EXERCISE BRIEF> Print exactly the lines running from the one that holds "Write the Plotly code for this chart." through the one that holds "0.163, 0.137, 0.127, 0.119, 0.112]", please, and leave the pictures out.

== SOURCE MATERIAL

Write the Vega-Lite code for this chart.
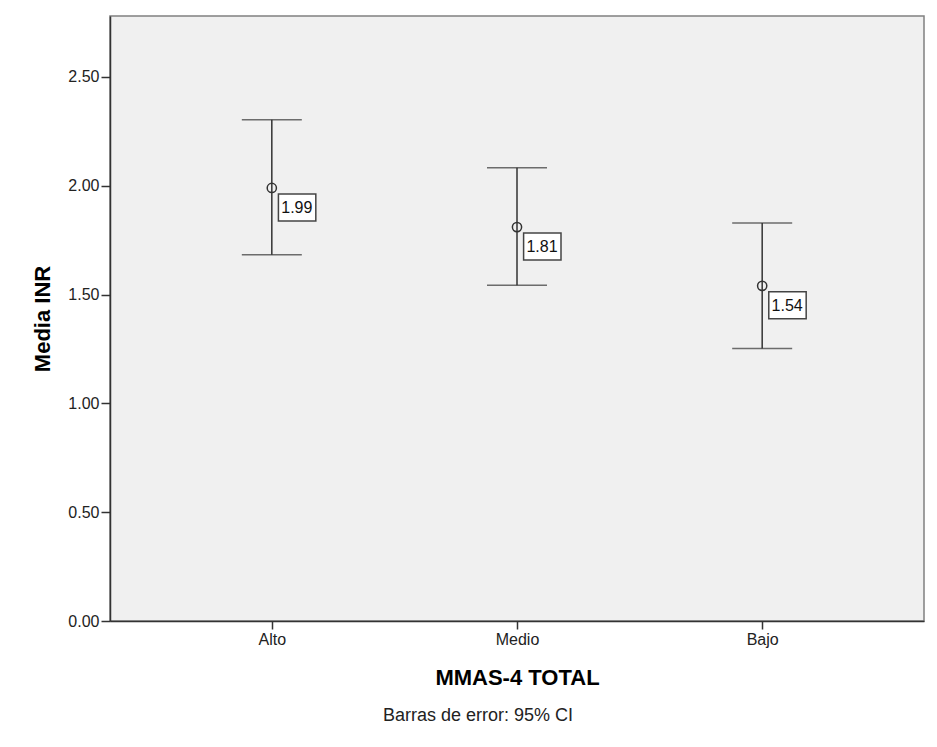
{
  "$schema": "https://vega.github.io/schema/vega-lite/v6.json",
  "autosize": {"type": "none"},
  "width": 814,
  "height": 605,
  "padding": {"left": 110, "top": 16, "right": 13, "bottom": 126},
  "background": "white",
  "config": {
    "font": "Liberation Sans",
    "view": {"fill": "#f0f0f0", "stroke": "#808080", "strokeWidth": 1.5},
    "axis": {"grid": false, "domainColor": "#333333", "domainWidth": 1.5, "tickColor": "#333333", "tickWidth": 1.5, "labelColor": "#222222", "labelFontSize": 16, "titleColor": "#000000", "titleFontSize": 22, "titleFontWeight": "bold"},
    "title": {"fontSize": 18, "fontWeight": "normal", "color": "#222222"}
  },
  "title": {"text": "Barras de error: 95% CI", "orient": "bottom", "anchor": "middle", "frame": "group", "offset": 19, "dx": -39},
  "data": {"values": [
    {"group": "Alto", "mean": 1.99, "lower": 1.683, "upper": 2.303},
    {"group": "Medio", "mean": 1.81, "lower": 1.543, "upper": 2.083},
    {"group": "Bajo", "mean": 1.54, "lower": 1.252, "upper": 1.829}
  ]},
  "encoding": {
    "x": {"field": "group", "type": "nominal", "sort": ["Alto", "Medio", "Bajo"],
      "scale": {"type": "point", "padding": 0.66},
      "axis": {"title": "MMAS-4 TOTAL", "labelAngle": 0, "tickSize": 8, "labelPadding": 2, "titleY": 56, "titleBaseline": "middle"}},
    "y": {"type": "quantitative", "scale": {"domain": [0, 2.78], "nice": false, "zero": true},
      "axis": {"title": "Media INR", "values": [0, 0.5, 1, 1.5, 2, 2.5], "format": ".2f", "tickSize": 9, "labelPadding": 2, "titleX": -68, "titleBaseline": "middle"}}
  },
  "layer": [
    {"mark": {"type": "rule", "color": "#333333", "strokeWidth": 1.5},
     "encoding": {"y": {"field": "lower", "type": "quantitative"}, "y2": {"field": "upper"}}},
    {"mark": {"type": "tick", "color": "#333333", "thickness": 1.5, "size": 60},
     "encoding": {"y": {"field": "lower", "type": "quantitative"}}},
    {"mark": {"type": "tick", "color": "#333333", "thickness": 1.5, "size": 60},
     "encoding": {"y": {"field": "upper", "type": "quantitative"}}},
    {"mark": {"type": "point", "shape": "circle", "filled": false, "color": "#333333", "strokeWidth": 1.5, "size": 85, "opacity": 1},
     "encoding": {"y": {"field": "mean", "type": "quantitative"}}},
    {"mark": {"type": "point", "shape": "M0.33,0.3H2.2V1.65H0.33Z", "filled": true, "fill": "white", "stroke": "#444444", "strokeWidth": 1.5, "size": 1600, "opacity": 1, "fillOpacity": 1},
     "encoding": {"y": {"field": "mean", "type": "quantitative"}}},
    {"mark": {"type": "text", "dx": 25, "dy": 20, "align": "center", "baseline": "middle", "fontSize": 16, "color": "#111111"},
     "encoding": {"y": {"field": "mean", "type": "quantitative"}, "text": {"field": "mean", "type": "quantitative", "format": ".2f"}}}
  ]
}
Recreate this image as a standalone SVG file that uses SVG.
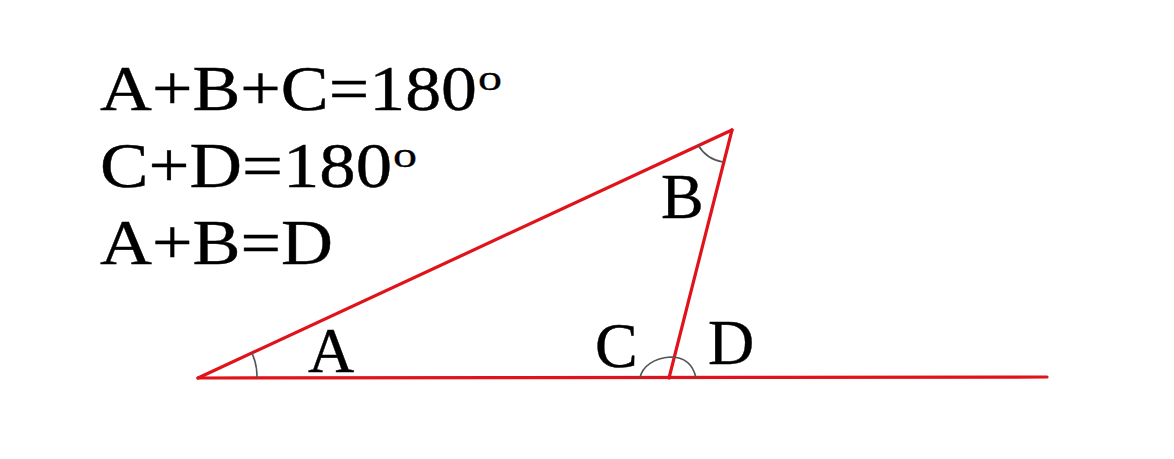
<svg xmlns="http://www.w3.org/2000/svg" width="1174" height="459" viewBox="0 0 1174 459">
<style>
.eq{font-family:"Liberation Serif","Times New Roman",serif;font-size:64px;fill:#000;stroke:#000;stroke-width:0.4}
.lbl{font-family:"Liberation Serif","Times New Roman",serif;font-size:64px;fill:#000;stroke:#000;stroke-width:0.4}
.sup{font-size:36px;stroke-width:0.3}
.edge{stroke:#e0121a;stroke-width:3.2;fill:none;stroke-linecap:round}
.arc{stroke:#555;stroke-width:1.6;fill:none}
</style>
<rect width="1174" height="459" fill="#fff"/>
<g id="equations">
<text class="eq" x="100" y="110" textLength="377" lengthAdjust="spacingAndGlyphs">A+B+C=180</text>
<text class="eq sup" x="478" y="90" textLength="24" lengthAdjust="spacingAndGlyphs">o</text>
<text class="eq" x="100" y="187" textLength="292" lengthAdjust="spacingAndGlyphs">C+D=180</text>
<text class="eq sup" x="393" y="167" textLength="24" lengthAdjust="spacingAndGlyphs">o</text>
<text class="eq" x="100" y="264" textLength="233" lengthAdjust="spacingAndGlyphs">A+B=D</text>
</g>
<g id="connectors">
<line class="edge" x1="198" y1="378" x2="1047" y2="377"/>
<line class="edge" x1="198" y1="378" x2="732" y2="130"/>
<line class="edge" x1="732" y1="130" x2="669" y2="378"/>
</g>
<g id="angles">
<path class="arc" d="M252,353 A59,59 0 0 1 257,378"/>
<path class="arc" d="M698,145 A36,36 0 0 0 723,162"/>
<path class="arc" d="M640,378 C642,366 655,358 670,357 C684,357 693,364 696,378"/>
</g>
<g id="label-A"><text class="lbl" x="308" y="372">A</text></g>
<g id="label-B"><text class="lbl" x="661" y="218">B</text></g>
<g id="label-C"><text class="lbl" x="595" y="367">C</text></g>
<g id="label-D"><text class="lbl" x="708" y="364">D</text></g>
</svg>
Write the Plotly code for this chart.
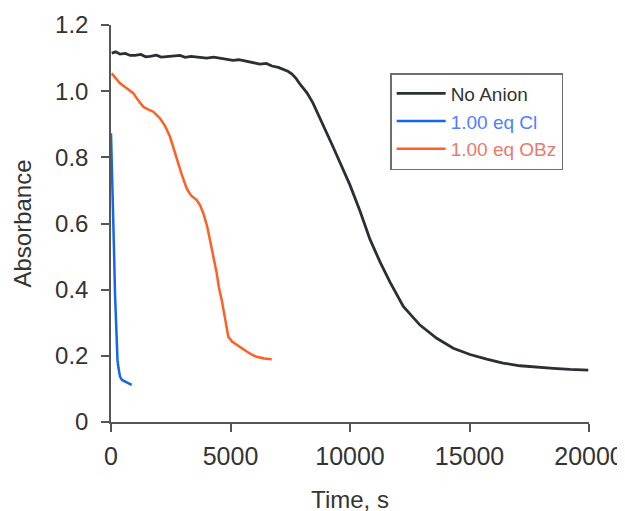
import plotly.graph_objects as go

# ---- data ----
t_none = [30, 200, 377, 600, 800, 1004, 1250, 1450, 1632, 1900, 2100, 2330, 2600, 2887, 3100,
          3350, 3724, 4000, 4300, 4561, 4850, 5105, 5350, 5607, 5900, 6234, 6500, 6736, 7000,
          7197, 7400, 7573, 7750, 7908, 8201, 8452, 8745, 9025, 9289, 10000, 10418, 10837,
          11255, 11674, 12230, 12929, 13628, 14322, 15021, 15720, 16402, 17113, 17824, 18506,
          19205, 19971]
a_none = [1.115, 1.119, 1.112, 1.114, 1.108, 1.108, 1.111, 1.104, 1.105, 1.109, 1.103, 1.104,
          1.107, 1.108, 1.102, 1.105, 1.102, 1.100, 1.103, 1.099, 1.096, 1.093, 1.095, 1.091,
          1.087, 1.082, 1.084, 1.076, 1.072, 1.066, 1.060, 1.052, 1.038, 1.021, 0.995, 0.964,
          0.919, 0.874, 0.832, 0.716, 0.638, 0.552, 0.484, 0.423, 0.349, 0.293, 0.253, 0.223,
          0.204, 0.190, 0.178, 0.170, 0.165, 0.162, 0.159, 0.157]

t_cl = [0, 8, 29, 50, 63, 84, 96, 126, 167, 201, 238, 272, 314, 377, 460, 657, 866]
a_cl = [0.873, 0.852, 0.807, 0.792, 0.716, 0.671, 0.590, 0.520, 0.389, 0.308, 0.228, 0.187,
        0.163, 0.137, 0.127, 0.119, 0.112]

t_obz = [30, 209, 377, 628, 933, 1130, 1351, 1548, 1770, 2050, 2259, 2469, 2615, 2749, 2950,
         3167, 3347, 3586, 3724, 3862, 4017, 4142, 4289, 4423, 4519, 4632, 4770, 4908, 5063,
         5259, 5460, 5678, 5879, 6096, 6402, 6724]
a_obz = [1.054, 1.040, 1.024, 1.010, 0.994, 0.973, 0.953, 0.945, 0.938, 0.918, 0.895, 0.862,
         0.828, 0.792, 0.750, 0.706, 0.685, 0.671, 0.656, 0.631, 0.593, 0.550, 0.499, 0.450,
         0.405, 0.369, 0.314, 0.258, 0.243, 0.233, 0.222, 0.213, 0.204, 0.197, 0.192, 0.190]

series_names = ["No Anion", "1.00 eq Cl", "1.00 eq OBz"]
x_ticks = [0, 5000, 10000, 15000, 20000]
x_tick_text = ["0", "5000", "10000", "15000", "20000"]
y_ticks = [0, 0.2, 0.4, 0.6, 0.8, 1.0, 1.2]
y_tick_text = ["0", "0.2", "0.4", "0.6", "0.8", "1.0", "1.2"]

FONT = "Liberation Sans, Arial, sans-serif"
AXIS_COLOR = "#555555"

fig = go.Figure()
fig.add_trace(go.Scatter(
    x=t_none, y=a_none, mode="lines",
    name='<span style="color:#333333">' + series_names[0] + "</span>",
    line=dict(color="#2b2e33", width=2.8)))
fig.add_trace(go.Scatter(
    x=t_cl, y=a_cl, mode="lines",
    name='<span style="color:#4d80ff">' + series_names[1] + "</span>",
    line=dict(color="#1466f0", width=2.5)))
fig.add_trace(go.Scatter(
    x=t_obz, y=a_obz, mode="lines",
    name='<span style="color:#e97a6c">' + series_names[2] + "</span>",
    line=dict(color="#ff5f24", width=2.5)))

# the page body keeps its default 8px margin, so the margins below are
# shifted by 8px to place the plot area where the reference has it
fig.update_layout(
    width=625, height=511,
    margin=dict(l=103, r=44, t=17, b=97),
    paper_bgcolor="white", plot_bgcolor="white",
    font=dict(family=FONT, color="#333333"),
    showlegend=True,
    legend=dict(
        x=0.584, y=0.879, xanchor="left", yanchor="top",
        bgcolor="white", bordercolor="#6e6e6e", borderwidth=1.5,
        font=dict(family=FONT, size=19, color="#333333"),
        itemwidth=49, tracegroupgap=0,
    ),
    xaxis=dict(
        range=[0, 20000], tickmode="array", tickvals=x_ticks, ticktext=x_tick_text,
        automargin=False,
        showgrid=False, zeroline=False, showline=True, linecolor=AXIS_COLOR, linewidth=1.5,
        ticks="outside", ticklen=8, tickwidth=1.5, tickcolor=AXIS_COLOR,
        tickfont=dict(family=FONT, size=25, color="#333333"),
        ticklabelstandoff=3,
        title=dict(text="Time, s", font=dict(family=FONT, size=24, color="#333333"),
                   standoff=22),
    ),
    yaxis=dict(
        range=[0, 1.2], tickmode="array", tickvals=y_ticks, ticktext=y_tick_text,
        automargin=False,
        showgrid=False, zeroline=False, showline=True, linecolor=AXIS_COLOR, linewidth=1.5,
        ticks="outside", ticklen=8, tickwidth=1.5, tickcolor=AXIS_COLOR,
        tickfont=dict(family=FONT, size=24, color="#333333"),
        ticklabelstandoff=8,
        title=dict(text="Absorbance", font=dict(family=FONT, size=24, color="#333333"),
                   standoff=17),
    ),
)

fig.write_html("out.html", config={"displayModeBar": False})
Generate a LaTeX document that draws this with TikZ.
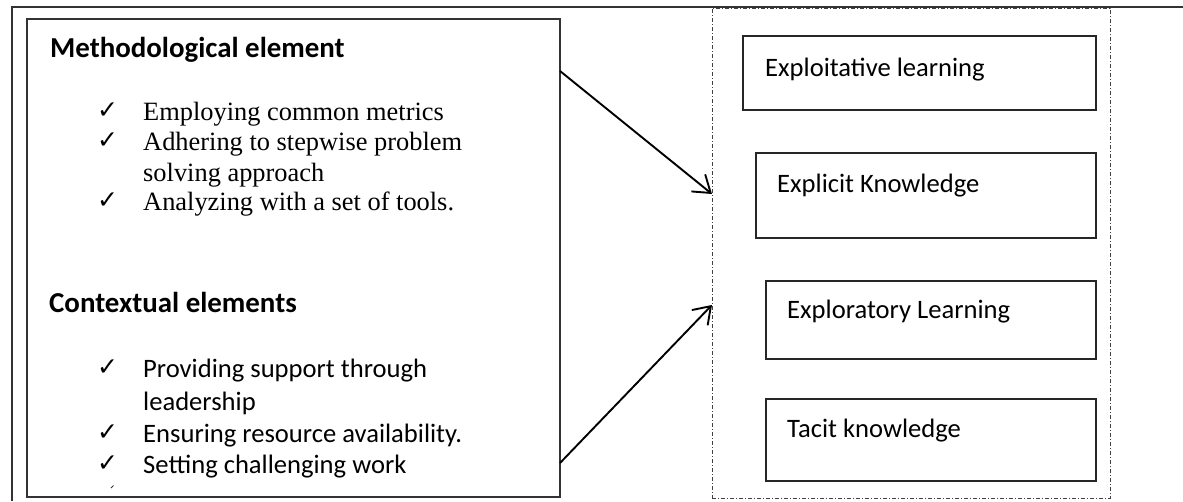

====

THE ANSWER>
Write the Plotly code for this chart.
import plotly.graph_objects as go

# ---- data ----
t_none = [30, 200, 377, 600, 800, 1004, 1250, 1450, 1632, 1900, 2100, 2330, 2600, 2887, 3100,
          3350, 3724, 4000, 4300, 4561, 4850, 5105, 5350, 5607, 5900, 6234, 6500, 6736, 7000,
          7197, 7400, 7573, 7750, 7908, 8201, 8452, 8745, 9025, 9289, 10000, 10418, 10837,
          11255, 11674, 12230, 12929, 13628, 14322, 15021, 15720, 16402, 17113, 17824, 18506,
          19205, 19971]
a_none = [1.115, 1.119, 1.112, 1.114, 1.108, 1.108, 1.111, 1.104, 1.105, 1.109, 1.103, 1.104,
          1.107, 1.108, 1.102, 1.105, 1.102, 1.100, 1.103, 1.099, 1.096, 1.093, 1.095, 1.091,
          1.087, 1.082, 1.084, 1.076, 1.072, 1.066, 1.060, 1.052, 1.038, 1.021, 0.995, 0.964,
          0.919, 0.874, 0.832, 0.716, 0.638, 0.552, 0.484, 0.423, 0.349, 0.293, 0.253, 0.223,
          0.204, 0.190, 0.178, 0.170, 0.165, 0.162, 0.159, 0.157]

t_cl = [0, 8, 29, 50, 63, 84, 96, 126, 167, 201, 238, 272, 314, 377, 460, 657, 866]
a_cl = [0.873, 0.852, 0.807, 0.792, 0.716, 0.671, 0.590, 0.520, 0.389, 0.308, 0.228, 0.187,
        0.163, 0.137, 0.127, 0.119, 0.112]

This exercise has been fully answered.